Re: need to determine what RDF is

On Thu, 2002-05-30 at 11:06, Peter F. Patel-Schneider wrote:
> From: Dan Connolly <connolly@w3.org>
> Subject: Re: need to determine what RDF is
> Date: 30 May 2002 10:31:43 -0500
> 
> > On Thu, 2002-05-30 at 10:26, Peter F. Patel-Schneider wrote:
> > [...]
> > > I'm only interested in relationships between RDF graphs.  Which such
> > > relationships are RDF relationships?  
> > > 
> > > My view is that the only such relationships are RDF entailment and RDFS
> > > entailment.  Any agent that computes any other relationship between RDF
> > > graphs is not doing RDF.
> > 
> > Why is RDFS special? It's just the first of many RDF vocabularies,
> > no?
> 
> No.
> 
> RDFS is not an RDF vocabulary at all.  It is an extension to RDF, as
> witness its treatment in the RDF Model Theory document.

Sigh... terminology again... in what way is it not
an RDF vocabulary? You probably don't even know what I meant
by that term. What distinction do you mean to draw
between 'RDF vocabulary' and 'extension to RDF'?

> RDFS is special because RDFS entailment is defined in the same document as
> RDF entailment


Ah... then that's misleading; I worried about that.
I'll see that we split them into separate documents.

> and the RDF Schema document is being produced by the RDF
> Core Working Group.  


> > I could understand a definition that said 'anybody doing more than
> > RDF simple entailments isn't doing RDF', but I don't understand
> > a definition of RDF that includes RDFS but not dublin core,
> > RSS, DAML+OIL/OWL, etc.
> 
> Then why is RDFS entailment in the RDF Model Theory document?

Editorial convenience.

>  Why is the
> RDF Schema document being produced by the RDF Core Working Group? 
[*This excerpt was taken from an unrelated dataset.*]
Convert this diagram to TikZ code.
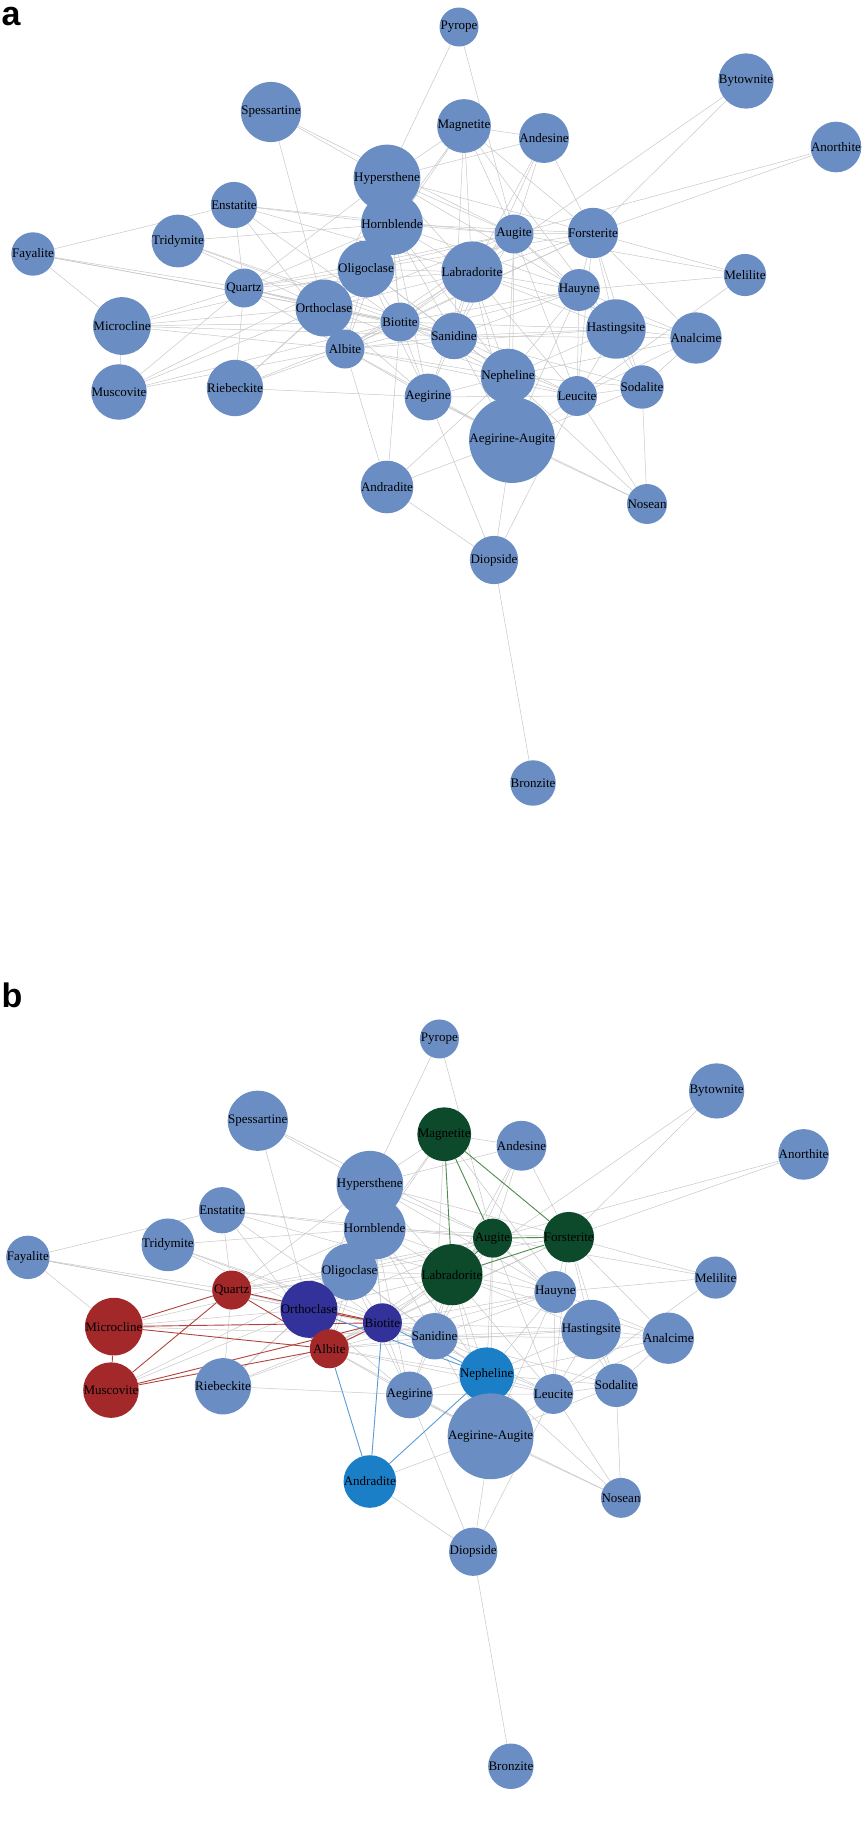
\documentclass[tikz,border=0pt]{standalone}
\usepackage{fontspec}
\setmainfont{Liberation Serif}
\newfontfamily\labfont{Liberation Sans}
\definecolor{nodeblue}{HTML}{6A8EC3}
\definecolor{nred}{HTML}{A3282A}
\definecolor{ngreen}{HTML}{0D4A2C}
\definecolor{npurple}{HTML}{33319A}
\definecolor{nbright}{HTML}{1B7FC8}
\definecolor{ered}{HTML}{B0433C}
\definecolor{egreen}{HTML}{4E8A4E}
\definecolor{eblue}{HTML}{5C9AD4}
\pgfdeclarelayer{bg}
\pgfsetlayers{bg,main}
\tikzset{
  mnode/.style={circle,draw=none,minimum size=39pt,inner sep=0pt,font=\fontsize{13}{13}\selectfont},
  edge/.style={draw=black!22,line width=0.5pt},
  credge/.style={line width=0.9pt},
}
\newcommand\nodelist{%
pyr/459/27/Pyrope/nodeblue, byt/746/81/Bytownite/nodeblue, spe/271/112/Spessartine/nodeblue,
mag/464/126/Magnetite/ngreen, and/544/138/Andesine/nodeblue, ano/836/147/Anorthite/nodeblue,
hyp/387/178/Hypersthene/nodeblue, ens/234/205/Enstatite/nodeblue, hor/392/224/Hornblende/nodeblue,
aug/514/234/Augite/ngreen, for/593/233/Forsterite/ngreen, tri/178/241/Tridymite/nodeblue,
fay/33/254/Fayalite/nodeblue, oli/366/269/Oligoclase/nodeblue, lab/472/272/Labradorite/ngreen,
mel/745/275/Melilite/nodeblue, qua/244/288/Quartz/nred, hau/579/290/Hauyne/nodeblue,
ort/324/308/Orthoclase/npurple, bio/400/322/Biotite/npurple, mic/122/326/Microcline/nred,
has/616/329/Hastingsite/nodeblue, san/454/336/Sanidine/nodeblue, ana/696/338/Analcime/nodeblue,
alb/345/349/Albite/nred, nep/508/376/Nepheline/nbright, sod/642/387/Sodalite/nodeblue,
rie/235/388/Riebeckite/nodeblue, mus/119/392/Muscovite/nred, leu/577/396/Leucite/nodeblue,
aeg/428/397/Aegirine/nodeblue, aea/512/440/Aegirine-Augite/nodeblue, adr/387/487/Andradite/nbright,
nos/647/504/Nosean/nodeblue, dio/494/560/Diopside/nodeblue, bro/533/783/Bronzite/nodeblue}
\newcommand\edgelist{%
pyr/hyp,pyr/aug,byt/lab,byt/for,ano/for,ano/aug,spe/hyp,spe/aug,spe/ort,
mag/and,mag/hyp,mag/hor,mag/oli,mag/san,mag/has,and/hyp,and/aug,and/for,and/lab,and/san,
hyp/hor,hyp/oli,hyp/qua,hyp/aug,hyp/for,hyp/lab,hyp/hau,hyp/bio,hyp/ort,
ens/fay,ens/qua,ens/aug,ens/hor,ens/alb,ens/bio,ens/lab,tri/hor,tri/ort,tri/bio,tri/san,
fay/mic,fay/qua,fay/ort,fay/bio,qua/ort,qua/oli,qua/lab,qua/hor,qua/rie,qua/aug,qua/san,
mic/ort,mic/oli,mic/san,mus/ort,mus/oli,rie/aeg,rie/ort,rie/oli,rie/alb,rie/bio,
hor/aug,hor/for,hor/lab,hor/oli,hor/ort,hor/bio,hor/alb,hor/san,hor/nep,hor/hau,hor/aeg,
aug/hau,aug/has,aug/san,aug/nep,aug/leu,aug/oli,aug/bio,aug/alb,aug/aea,aug/ort,
for/hau,for/mel,for/ana,for/has,for/leu,for/oli,for/bio,for/alb,for/sod,
lab/oli,lab/ort,lab/bio,lab/alb,lab/san,lab/hau,lab/has,lab/nep,lab/leu,lab/aeg,lab/aea,lab/ana,
mel/hau,mel/leu,mel/aug,hau/has,hau/san,hau/nep,hau/leu,hau/sod,hau/bio,hau/alb,hau/ana,hau/aea,
oli/ort,oli/bio,oli/alb,oli/san,oli/aeg,oli/nep,ort/alb,ort/san,ort/aeg,
bio/san,bio/aeg,bio/leu,bio/has,alb/san,alb/nep,alb/aeg,alb/leu,alb/aea,alb/has,
san/has,san/ana,san/nep,san/leu,san/aeg,san/aea,san/sod,has/ana,has/leu,has/sod,has/nep,
ana/leu,ana/sod,ana/nep,nep/leu,nep/sod,nep/aeg,nep/aea,nep/nos,sod/leu,sod/nos,sod/aea,
leu/aeg,leu/aea,leu/nos,leu/dio,aeg/aea,aeg/nos,aeg/dio,aea/nos,aea/dio,aea/adr,adr/dio,dio/bro}
\newcommand\redlist{qua/mic,qua/mus,qua/alb,qua/bio,mic/mus,mic/alb,mic/bio,mus/alb,mus/bio,alb/bio,ort/bio}
\newcommand\greenlist{mag/aug,mag/lab,mag/for,aug/for,aug/lab,lab/for}
\newcommand\bluelist{bio/adr,alb/adr,adr/nep,ort/nep,bio/nep}
\begin{document}
\begin{tikzpicture}[x=1pt,y=-1pt]
\useasboundingbox (0,0) rectangle (866,1845);
\node[font=\labfont\bfseries\fontsize{34}{34}\selectfont,anchor=west] (la) at (-2,17) {a};
\node[font=\labfont\bfseries\fontsize{34}{34}\selectfont,anchor=west] (lb) at (-2,995) {b};
% panel a
\begin{scope}
\foreach \n/\x/\y/\t/\c in \nodelist {\node[mnode,fill=nodeblue] (a\n) at (\x,\y) {\t};}
\begin{pgfonlayer}{bg}
\foreach \u/\v in \edgelist {\draw[edge] (a\u) -- (a\v);}
\foreach \u/\v in \redlist {\draw[edge] (a\u) -- (a\v);}
\foreach \u/\v in \greenlist {\draw[edge] (a\u) -- (a\v);}
\foreach \u/\v in \bluelist {\draw[edge] (a\u) -- (a\v);}
\end{pgfonlayer}
\end{scope}
% panel b
\begin{scope}[shift={(-4pt,-1013pt)},xscale=0.966,yscale=0.962]
\foreach \n/\x/\y/\t/\c in \nodelist {\node[mnode,fill=\c] (b\n) at (\x,\y) {\t};}
\begin{pgfonlayer}{bg}
\foreach \u/\v in \edgelist {\draw[edge] (b\u) -- (b\v);}
\foreach \u/\v in \redlist {\draw[credge,ered] (b\u) -- (b\v);}
\foreach \u/\v in \greenlist {\draw[credge,egreen] (b\u) -- (b\v);}
\foreach \u/\v in \bluelist {\draw[credge,eblue] (b\u) -- (b\v);}
\end{pgfonlayer}
\end{scope}
\end{tikzpicture}
\end{document}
For the same reason that the group that produced the C
standard also produced the C standard library: end-users
could write strstr(), but it's a pain; standardized
idioms promote interoperability.

And because we tried having them developed in separate
groups the first time around, and the communications
costs were very high.

> Why should RDF not include Dublin Core, RSS, DAML+OIL/OWL, etc?  Well,
> RDF can include any portions of these efforts that are expressible in RDF
> (by the simple expedient of including the RDF documents produced by these
> efforts).  However, RDF should not include any other portion of these
> efforts.  Why?  Well simply because these efforts are not part of RDF, as
> witness the fact that the RDF documents do not give them any special
> status.

Again, by analogy, the ANSI C WG doesn't have to write all
the C programs in the world.

You might say that the semantics of all those C progams
is specified by the C standard, while dublin core semantics
aren't actually expressed in RDF.
But consider C programs that do I/O withe external
devices and such.

I'm willing to stop saying that 'doing OWL is doing RDF',
but I need some term for the relationship between OWL
and RDF that is the same as the relationsihp between RDFS
and RDF, and the same as the relationship between
dublin core and RDF; as a placeholder, let's
call it an RDF watermelon.

An RDF watermelon is
  * a list of absolute URI references
	(usually, they share a prefix, for convenient use
	with XML namespace syntax)
  * an agreement that these terms may be used in RDF/xml
    syntax
  * an agreement that when these terms are used in RDF/xml
    syntax, assertion of such a document licenses
    all simple entailments
  * a specification of further constraints on the
    meaning of these terms; i.e. more constraints
    on which interpretations are models.
    This specification may end up licensing
    further formal inferences, or it might just
    relate the terms to existing conventions and
    practices, in such a way that humans are
    expected to be able to judge which interpretations
    are models, but a machine's understanding
    will be incomplete.

RDFS, dublin core, and DAML+OIL look like RDF watermelons
to me.


> How could the situation be any different?  It seems that you are asking for
> W3C to bless any effort (e.g., DAML+OIL or KIF) that has any relationship
> to RDF, even if the only relationship is the effort uses URIrefs to
> identify its tokens.

Well, yes; that's pretty much what the Resource Description Framework
is, to me.

There are a few things beyond using URIrefs: monotonicity,
completeness (but not necessarily soundness) w.r.t.
simple entialment, the use of unicode strings (and XML
infosets) as literals. And for at least some period of time,
a willingness to use RDF/XML syntax for exchange.